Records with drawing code

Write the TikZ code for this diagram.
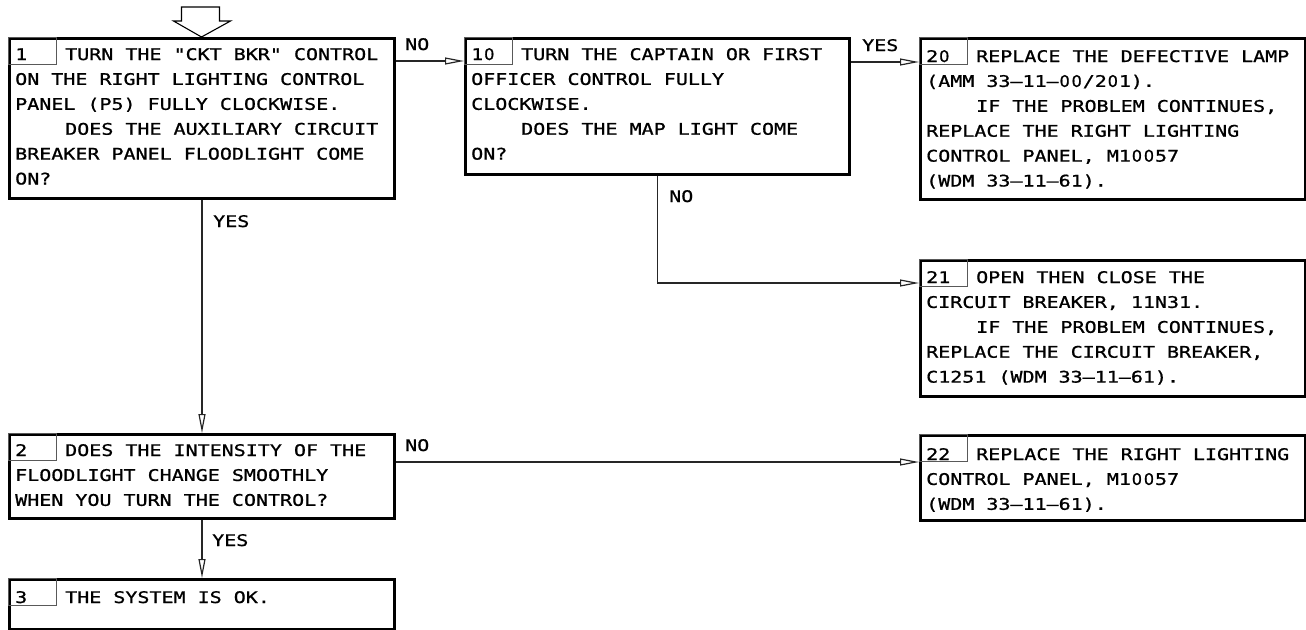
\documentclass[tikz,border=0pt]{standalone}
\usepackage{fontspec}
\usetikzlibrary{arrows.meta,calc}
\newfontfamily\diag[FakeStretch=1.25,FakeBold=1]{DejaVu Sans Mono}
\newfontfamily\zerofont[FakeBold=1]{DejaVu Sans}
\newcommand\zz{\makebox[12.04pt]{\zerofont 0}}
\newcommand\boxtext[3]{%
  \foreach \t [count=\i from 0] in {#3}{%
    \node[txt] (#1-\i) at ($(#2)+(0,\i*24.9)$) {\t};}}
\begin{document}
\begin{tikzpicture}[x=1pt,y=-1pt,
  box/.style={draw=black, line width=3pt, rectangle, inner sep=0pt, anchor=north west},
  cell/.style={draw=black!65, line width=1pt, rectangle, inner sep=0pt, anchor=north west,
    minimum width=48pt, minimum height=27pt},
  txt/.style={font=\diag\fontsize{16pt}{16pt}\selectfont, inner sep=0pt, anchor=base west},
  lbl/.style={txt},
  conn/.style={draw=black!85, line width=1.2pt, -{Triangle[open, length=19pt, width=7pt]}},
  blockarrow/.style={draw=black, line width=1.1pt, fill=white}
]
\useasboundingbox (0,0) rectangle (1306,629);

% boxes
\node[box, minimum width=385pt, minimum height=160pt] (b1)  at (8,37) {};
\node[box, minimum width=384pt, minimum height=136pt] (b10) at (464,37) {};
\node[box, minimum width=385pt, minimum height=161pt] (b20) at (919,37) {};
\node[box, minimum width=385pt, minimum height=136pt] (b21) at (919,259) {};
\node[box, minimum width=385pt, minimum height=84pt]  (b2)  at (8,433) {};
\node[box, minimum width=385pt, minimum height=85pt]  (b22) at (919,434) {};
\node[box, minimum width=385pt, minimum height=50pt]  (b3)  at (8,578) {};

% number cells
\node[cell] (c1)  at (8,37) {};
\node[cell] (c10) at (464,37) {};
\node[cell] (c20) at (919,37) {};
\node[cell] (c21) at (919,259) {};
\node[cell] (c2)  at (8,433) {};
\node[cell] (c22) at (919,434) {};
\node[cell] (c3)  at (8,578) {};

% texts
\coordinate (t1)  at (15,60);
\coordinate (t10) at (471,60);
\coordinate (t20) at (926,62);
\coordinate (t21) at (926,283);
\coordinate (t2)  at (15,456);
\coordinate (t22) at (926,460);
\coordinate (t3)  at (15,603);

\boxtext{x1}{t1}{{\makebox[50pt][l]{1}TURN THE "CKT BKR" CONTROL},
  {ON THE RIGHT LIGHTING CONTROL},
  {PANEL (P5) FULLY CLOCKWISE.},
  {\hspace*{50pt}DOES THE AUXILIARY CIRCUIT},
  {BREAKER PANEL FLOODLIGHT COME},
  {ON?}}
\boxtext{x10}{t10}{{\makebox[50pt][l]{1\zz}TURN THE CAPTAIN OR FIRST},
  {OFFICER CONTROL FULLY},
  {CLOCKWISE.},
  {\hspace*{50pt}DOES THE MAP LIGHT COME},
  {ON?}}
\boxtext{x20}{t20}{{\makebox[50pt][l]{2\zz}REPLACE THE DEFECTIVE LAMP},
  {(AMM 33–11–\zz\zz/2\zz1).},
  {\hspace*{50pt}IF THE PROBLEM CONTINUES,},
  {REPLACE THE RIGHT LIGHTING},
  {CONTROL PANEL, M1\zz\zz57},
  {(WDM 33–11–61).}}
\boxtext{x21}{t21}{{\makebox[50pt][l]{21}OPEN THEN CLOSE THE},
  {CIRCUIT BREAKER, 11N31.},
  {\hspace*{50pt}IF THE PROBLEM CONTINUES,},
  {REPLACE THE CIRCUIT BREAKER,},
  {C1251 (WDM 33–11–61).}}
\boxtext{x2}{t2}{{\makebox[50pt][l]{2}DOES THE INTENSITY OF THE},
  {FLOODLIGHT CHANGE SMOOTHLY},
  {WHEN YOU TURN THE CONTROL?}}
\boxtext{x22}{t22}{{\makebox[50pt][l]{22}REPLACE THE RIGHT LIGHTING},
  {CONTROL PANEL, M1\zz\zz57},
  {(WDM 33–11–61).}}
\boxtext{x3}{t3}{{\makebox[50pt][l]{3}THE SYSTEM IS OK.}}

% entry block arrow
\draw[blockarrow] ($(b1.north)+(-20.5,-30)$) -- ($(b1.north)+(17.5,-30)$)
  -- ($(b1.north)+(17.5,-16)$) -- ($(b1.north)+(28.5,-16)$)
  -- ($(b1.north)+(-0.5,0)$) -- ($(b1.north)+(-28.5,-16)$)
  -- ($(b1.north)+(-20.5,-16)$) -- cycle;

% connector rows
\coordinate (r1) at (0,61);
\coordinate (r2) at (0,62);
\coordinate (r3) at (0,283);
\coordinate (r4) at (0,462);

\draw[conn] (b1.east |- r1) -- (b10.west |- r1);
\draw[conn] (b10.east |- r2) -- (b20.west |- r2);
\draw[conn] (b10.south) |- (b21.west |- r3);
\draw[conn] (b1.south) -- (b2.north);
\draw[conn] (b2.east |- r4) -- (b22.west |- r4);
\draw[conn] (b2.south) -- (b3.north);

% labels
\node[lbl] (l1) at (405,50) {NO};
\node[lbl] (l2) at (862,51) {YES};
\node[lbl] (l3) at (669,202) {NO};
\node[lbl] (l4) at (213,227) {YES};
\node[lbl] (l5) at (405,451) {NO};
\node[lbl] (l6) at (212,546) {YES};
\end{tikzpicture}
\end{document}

* * *

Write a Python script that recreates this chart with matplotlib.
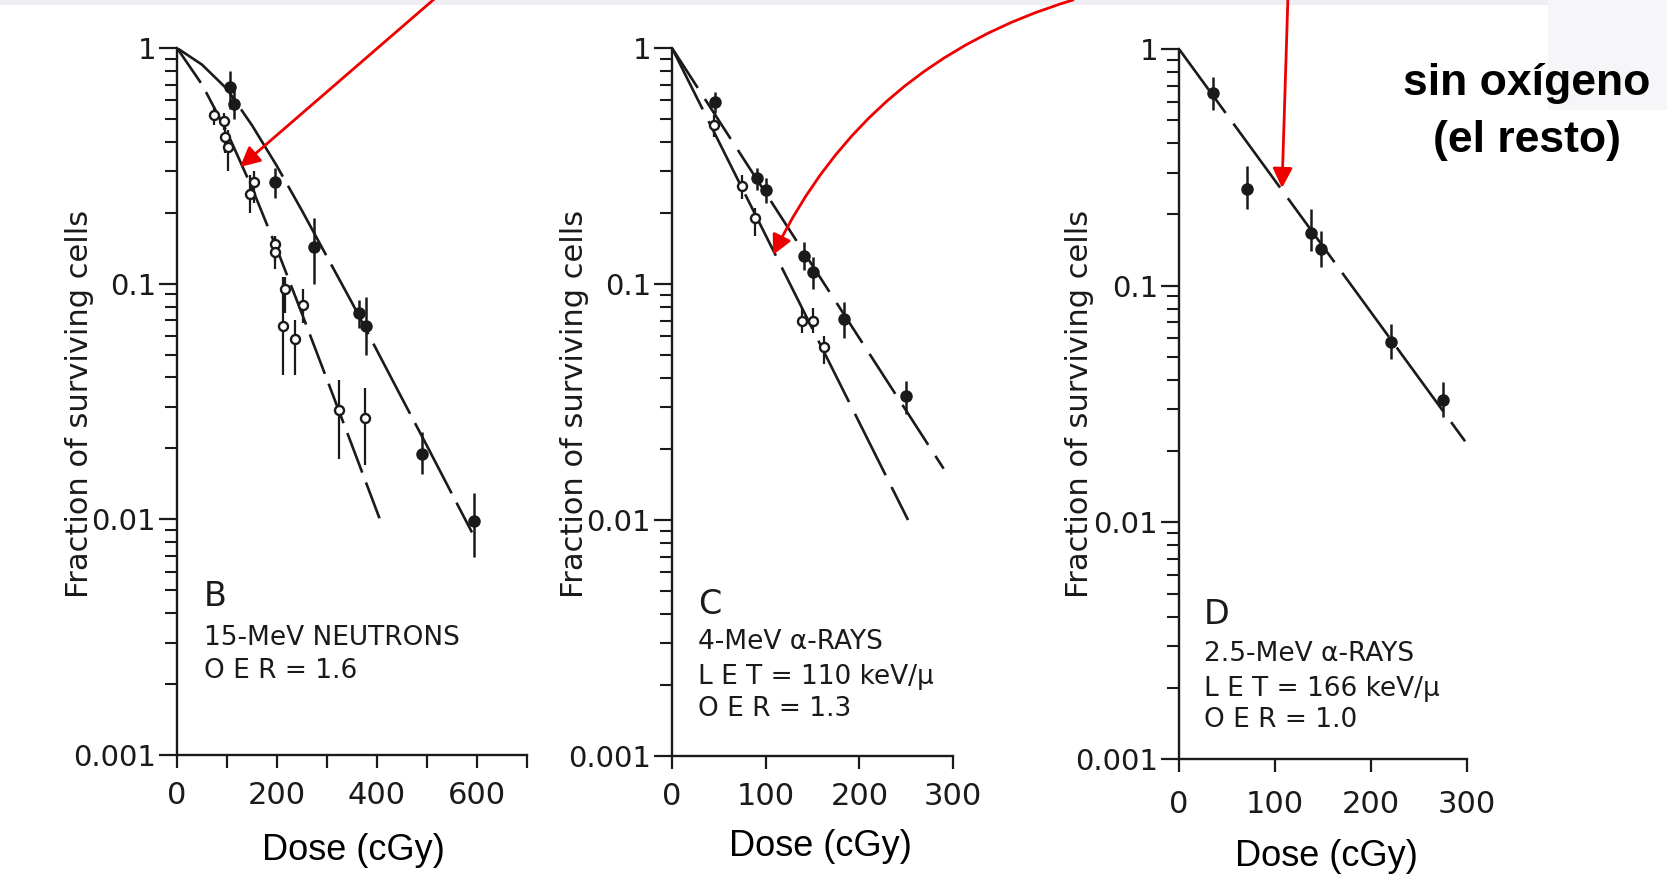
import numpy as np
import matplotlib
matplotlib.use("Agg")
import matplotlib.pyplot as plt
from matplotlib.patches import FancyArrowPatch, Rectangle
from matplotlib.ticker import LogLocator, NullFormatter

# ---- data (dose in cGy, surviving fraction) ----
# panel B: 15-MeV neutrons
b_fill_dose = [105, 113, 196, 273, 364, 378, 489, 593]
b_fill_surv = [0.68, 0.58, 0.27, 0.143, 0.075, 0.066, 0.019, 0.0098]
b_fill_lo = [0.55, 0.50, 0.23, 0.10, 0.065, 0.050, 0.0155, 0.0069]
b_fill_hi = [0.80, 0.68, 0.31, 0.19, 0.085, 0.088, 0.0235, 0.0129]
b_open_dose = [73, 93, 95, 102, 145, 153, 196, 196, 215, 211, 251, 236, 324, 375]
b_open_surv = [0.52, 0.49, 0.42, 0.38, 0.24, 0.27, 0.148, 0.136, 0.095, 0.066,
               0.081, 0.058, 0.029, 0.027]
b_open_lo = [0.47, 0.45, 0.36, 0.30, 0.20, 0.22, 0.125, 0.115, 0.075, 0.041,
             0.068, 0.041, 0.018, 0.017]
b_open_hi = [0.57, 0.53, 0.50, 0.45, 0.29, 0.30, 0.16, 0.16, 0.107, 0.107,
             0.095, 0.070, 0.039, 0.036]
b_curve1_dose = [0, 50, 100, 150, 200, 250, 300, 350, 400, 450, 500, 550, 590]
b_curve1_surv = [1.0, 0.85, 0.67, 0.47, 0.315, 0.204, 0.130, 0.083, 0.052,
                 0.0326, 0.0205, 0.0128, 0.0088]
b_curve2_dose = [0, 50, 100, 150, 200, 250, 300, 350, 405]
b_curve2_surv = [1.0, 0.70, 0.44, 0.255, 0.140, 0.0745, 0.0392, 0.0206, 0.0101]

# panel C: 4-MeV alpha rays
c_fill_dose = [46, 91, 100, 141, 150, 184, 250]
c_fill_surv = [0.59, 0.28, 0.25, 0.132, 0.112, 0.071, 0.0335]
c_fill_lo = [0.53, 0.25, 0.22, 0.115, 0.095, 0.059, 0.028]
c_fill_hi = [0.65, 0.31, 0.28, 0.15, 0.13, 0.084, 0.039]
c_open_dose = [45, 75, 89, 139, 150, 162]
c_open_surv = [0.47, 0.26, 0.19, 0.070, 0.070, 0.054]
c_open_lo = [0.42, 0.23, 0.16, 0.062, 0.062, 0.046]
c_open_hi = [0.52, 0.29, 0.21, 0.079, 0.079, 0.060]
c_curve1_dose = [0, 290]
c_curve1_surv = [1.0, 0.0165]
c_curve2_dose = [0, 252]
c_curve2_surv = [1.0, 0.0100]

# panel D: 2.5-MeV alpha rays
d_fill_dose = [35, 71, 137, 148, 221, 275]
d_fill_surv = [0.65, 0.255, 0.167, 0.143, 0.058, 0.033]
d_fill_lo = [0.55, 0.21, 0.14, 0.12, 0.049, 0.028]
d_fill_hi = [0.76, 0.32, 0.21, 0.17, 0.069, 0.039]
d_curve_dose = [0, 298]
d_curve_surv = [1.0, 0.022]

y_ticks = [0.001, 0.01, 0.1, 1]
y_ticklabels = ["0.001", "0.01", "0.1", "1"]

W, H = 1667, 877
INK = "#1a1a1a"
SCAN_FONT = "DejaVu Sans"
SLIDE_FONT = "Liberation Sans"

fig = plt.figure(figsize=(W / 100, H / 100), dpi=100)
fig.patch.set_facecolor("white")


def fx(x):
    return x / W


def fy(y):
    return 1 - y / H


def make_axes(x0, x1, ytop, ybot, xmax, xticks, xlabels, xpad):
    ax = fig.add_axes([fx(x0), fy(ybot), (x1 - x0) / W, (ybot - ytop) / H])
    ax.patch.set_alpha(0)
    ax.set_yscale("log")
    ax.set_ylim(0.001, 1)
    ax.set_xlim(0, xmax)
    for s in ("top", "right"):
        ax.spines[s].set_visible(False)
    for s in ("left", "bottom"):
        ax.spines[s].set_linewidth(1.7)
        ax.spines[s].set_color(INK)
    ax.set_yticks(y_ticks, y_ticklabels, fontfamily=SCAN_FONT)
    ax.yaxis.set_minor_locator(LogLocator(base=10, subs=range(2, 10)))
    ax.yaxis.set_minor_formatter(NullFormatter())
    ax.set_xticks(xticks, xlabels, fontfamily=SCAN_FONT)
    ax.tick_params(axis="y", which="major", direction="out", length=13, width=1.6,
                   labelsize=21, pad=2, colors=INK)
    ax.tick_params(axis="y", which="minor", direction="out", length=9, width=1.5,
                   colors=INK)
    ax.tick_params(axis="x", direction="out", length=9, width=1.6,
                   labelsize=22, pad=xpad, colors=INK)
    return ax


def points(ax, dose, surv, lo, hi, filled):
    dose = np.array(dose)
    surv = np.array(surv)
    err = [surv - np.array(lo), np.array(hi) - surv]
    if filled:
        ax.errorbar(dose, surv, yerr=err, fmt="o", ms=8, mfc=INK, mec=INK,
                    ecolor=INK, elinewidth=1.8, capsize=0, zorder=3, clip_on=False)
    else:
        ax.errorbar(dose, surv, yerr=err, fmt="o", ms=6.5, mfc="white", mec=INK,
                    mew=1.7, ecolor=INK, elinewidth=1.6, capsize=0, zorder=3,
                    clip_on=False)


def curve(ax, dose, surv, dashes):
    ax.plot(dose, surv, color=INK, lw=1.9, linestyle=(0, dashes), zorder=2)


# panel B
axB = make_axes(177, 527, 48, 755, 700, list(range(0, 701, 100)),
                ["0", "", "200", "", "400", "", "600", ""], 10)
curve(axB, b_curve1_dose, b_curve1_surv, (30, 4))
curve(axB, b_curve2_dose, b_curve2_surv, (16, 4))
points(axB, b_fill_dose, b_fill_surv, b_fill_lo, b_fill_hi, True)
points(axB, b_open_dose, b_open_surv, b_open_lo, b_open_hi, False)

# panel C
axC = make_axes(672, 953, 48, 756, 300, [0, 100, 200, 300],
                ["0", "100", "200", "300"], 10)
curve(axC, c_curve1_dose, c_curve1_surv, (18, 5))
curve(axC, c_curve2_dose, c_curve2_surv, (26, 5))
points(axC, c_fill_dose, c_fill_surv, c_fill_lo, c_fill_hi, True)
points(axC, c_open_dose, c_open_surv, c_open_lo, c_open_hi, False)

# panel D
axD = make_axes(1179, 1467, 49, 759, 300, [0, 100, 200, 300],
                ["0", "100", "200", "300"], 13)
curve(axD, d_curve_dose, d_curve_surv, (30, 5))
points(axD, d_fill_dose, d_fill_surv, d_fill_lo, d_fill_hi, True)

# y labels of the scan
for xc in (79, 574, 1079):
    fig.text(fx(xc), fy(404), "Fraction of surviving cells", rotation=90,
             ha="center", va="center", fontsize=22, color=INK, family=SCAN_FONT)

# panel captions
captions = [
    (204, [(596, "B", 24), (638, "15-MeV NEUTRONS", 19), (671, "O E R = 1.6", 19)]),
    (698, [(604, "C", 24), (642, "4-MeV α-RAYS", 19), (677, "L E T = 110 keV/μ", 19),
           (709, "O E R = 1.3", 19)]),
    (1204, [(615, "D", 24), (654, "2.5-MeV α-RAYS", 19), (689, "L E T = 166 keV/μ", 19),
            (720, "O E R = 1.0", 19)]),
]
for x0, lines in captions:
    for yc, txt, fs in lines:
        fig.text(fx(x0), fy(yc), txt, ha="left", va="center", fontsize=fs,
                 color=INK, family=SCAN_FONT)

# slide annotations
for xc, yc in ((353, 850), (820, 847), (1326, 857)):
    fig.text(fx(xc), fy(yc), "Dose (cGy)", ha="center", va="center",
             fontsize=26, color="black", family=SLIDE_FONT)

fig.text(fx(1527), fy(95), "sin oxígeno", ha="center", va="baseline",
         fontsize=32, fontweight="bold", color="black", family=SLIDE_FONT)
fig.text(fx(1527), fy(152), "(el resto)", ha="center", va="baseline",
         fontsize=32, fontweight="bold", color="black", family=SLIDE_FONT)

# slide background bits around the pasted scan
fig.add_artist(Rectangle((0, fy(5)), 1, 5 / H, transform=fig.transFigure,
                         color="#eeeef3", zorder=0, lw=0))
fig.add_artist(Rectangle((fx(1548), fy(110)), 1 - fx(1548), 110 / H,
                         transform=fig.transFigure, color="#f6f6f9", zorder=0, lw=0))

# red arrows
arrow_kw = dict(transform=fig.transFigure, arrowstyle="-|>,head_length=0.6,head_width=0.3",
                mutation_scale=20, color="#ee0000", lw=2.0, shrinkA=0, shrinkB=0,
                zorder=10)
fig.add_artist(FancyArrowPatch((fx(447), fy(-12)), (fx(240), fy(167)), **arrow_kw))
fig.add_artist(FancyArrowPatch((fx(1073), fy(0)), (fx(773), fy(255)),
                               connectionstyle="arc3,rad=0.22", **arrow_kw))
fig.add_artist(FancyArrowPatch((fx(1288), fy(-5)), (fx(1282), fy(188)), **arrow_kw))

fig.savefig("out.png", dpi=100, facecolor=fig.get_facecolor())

## WHAT IS ASKED
Look through the entries above and list every line containing "this".

## EXERCISE RESPONSE
Write the TikZ code for this diagram.
Write a Python script that recreates this chart with matplotlib.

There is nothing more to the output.